• [What to work on] Everything from the first line of the data below through the line that contains "2188, 3247, 2188]" should be written out exactly, please, and nothing more; the pictures stay out.

============

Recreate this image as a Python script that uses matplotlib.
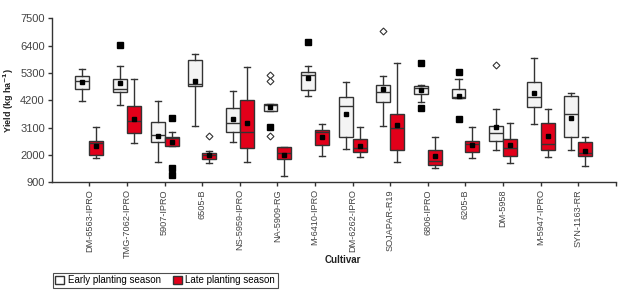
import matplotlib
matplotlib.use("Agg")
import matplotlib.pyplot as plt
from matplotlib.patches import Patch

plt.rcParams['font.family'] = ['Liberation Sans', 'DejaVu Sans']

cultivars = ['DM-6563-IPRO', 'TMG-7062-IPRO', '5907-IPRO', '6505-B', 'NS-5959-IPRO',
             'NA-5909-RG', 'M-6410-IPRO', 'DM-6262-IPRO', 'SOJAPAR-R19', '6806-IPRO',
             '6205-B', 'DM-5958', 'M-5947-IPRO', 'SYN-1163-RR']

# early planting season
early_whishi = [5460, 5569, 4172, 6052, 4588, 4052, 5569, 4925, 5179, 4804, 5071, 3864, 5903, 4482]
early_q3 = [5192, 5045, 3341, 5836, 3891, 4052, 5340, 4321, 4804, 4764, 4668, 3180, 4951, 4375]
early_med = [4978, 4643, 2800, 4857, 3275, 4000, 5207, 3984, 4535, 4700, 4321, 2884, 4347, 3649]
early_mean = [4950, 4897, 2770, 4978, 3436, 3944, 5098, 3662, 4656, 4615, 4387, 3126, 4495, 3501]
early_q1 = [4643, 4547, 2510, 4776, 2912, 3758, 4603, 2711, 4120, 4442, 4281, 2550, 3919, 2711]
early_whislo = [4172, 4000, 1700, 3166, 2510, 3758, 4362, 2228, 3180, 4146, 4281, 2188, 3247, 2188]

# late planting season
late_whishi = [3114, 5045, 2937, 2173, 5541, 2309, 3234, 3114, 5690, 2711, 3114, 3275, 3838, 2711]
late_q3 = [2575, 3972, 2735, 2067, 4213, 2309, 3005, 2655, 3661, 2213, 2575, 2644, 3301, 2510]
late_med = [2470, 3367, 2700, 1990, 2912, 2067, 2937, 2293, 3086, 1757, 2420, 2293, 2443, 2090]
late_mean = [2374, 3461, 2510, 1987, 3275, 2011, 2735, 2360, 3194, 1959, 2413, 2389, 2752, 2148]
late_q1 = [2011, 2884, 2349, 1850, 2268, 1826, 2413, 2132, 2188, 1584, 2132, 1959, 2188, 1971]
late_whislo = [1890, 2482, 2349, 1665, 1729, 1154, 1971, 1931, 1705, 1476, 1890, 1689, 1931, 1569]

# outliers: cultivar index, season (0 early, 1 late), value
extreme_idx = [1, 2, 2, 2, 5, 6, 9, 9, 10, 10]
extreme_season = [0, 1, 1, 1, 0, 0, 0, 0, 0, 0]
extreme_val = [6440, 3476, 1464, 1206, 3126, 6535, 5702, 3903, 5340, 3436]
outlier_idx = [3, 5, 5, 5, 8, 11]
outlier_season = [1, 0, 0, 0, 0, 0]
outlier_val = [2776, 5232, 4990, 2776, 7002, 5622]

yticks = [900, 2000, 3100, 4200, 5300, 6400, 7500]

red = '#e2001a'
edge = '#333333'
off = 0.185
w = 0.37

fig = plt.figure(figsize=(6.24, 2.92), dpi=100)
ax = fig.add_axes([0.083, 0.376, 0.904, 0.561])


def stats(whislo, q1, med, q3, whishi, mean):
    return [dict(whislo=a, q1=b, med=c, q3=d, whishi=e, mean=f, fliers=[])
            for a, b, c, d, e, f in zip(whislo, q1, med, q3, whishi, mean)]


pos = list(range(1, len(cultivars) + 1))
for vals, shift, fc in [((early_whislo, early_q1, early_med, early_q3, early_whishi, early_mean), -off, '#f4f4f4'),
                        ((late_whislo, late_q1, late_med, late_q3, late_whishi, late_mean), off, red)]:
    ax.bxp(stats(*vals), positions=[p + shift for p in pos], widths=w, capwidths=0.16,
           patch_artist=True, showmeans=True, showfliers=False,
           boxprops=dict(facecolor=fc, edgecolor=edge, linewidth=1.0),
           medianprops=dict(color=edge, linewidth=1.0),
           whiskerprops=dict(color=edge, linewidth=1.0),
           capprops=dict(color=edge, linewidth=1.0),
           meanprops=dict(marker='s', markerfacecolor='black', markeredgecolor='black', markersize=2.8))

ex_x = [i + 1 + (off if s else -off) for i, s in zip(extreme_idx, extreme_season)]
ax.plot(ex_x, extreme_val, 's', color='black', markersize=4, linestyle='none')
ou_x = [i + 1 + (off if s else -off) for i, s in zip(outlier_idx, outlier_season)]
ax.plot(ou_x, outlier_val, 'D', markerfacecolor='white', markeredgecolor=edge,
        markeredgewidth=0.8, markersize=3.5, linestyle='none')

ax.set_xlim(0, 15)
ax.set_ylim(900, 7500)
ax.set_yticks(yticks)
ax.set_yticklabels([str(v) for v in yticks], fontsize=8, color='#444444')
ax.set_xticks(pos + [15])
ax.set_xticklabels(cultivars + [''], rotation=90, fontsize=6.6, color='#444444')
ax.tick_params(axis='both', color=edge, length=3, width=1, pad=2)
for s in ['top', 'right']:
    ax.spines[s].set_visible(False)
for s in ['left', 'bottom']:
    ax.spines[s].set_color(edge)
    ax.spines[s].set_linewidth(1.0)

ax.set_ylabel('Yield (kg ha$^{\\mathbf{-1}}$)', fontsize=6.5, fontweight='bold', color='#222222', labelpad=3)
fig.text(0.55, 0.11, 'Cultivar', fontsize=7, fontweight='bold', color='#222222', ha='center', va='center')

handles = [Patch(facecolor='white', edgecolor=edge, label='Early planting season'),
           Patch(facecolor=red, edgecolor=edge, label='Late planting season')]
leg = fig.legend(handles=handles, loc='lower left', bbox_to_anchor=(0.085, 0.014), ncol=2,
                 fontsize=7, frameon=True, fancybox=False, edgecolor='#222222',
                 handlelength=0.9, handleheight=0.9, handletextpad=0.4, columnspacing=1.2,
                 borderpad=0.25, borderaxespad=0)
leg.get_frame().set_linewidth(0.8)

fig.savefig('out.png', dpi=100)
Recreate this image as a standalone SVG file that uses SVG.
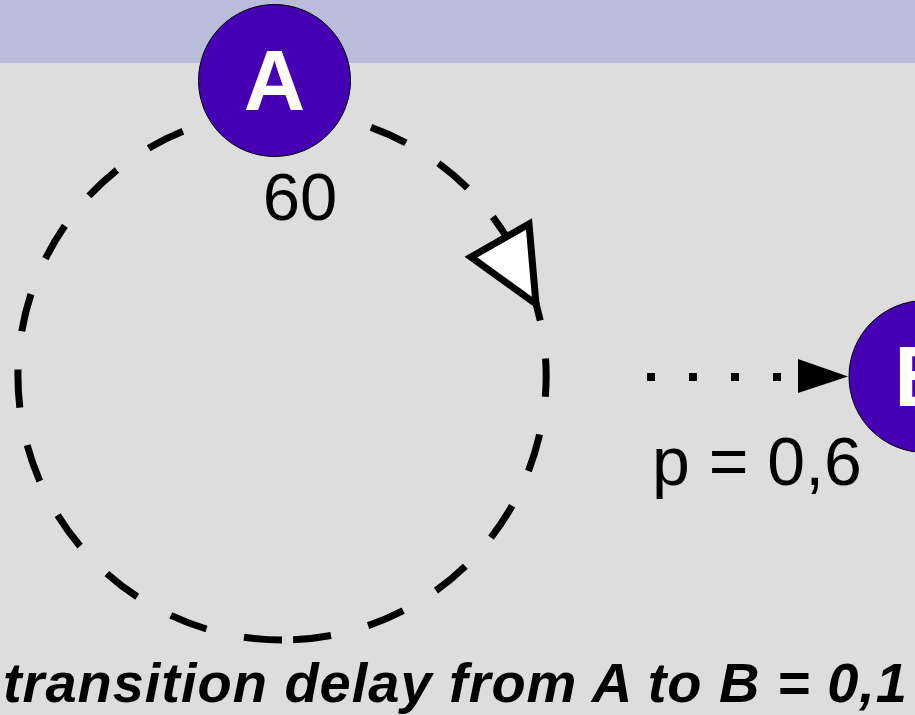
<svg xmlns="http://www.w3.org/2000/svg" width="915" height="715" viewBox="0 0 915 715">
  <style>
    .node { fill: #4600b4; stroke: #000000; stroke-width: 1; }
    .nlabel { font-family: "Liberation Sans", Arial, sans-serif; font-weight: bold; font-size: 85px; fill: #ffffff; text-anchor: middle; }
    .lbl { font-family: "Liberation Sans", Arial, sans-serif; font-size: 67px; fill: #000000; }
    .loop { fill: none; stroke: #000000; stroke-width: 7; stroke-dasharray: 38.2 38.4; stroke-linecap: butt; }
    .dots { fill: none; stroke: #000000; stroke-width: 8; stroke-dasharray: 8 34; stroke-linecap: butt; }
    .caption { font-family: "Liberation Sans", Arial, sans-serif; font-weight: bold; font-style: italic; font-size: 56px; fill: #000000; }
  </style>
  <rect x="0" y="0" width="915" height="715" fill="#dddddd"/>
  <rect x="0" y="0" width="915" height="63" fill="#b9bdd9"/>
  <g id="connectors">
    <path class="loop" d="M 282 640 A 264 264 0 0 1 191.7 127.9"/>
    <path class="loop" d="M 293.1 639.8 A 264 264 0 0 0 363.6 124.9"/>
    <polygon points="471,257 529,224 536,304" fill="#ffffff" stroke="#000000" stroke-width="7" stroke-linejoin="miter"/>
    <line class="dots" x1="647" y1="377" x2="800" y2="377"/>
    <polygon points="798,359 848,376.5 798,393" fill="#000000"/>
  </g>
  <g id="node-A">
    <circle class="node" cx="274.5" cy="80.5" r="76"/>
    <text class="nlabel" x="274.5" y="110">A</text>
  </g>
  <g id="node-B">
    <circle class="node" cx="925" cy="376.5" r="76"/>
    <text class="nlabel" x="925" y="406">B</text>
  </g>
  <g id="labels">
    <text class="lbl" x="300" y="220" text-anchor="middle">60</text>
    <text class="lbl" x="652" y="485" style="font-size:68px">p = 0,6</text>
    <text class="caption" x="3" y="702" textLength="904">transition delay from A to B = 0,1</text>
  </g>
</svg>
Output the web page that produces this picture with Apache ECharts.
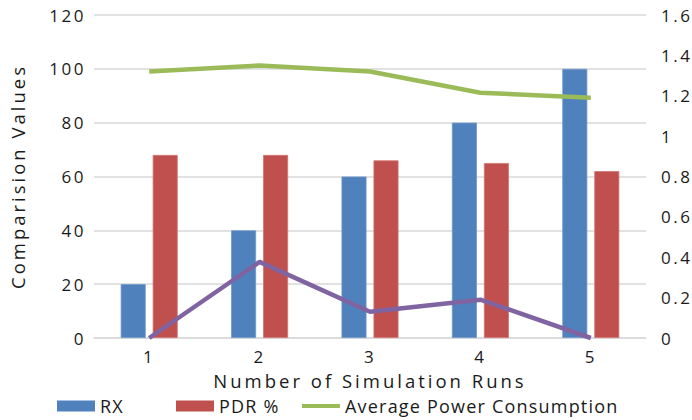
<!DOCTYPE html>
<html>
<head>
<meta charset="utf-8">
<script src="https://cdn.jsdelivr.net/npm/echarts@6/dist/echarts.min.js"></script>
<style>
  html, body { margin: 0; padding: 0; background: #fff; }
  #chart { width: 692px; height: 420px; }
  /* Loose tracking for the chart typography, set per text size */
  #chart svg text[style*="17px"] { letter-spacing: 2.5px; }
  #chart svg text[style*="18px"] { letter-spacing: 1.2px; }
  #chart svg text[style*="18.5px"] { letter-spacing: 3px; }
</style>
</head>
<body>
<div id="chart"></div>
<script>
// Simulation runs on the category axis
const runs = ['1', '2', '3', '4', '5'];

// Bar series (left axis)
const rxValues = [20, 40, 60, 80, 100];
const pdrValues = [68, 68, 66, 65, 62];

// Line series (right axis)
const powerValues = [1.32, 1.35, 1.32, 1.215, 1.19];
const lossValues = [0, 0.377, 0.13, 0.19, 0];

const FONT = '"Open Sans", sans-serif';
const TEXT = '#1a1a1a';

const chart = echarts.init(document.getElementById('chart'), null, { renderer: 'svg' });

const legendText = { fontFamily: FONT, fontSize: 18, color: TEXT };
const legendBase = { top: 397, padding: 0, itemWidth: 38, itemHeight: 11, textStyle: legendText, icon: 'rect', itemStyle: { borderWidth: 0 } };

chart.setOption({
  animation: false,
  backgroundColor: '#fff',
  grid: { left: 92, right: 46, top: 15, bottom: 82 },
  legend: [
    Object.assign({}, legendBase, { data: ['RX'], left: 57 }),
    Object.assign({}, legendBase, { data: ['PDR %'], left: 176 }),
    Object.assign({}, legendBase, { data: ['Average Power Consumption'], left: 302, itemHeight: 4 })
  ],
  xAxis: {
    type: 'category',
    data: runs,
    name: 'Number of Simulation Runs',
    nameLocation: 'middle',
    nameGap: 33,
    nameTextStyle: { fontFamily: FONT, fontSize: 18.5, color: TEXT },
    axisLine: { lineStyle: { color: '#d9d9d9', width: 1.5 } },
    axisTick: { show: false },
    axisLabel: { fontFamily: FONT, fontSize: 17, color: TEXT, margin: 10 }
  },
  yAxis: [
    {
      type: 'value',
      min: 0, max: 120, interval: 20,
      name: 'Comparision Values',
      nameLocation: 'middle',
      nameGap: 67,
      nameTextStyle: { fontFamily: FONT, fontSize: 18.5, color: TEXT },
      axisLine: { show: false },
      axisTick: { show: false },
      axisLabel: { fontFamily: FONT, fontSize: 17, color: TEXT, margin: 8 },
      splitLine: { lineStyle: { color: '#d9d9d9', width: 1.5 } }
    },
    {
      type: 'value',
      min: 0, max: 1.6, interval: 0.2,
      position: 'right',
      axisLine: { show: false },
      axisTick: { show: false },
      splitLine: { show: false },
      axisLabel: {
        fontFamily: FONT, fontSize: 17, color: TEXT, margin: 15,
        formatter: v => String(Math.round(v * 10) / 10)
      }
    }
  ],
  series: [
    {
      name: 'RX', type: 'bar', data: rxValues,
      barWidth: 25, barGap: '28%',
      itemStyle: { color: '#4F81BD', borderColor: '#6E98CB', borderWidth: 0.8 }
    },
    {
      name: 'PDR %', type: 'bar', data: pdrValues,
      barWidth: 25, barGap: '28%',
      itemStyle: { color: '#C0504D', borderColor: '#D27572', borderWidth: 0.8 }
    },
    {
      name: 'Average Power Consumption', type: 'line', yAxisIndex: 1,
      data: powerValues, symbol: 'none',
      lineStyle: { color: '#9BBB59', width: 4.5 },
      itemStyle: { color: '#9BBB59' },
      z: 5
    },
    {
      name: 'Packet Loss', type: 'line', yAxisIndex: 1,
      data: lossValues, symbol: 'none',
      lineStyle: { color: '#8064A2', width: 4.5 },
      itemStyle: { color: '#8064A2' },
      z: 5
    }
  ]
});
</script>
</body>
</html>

============

• [The solution]
Recreate this image as a Python script that uses matplotlib.
import matplotlib
matplotlib.use("Agg")
import matplotlib.pyplot as plt
from matplotlib.patches import Patch

plt.rcParams['font.family'] = ['Liberation Sans', 'DejaVu Sans']

cultivars = ['DM-6563-IPRO', 'TMG-7062-IPRO', '5907-IPRO', '6505-B', 'NS-5959-IPRO',
             'NA-5909-RG', 'M-6410-IPRO', 'DM-6262-IPRO', 'SOJAPAR-R19', '6806-IPRO',
             '6205-B', 'DM-5958', 'M-5947-IPRO', 'SYN-1163-RR']

# early planting season
early_whishi = [5460, 5569, 4172, 6052, 4588, 4052, 5569, 4925, 5179, 4804, 5071, 3864, 5903, 4482]
early_q3 = [5192, 5045, 3341, 5836, 3891, 4052, 5340, 4321, 4804, 4764, 4668, 3180, 4951, 4375]
early_med = [4978, 4643, 2800, 4857, 3275, 4000, 5207, 3984, 4535, 4700, 4321, 2884, 4347, 3649]
early_mean = [4950, 4897, 2770, 4978, 3436, 3944, 5098, 3662, 4656, 4615, 4387, 3126, 4495, 3501]
early_q1 = [4643, 4547, 2510, 4776, 2912, 3758, 4603, 2711, 4120, 4442, 4281, 2550, 3919, 2711]
early_whislo = [4172, 4000, 1700, 3166, 2510, 3758, 4362, 2228, 3180, 4146, 4281, 2188, 3247, 2188]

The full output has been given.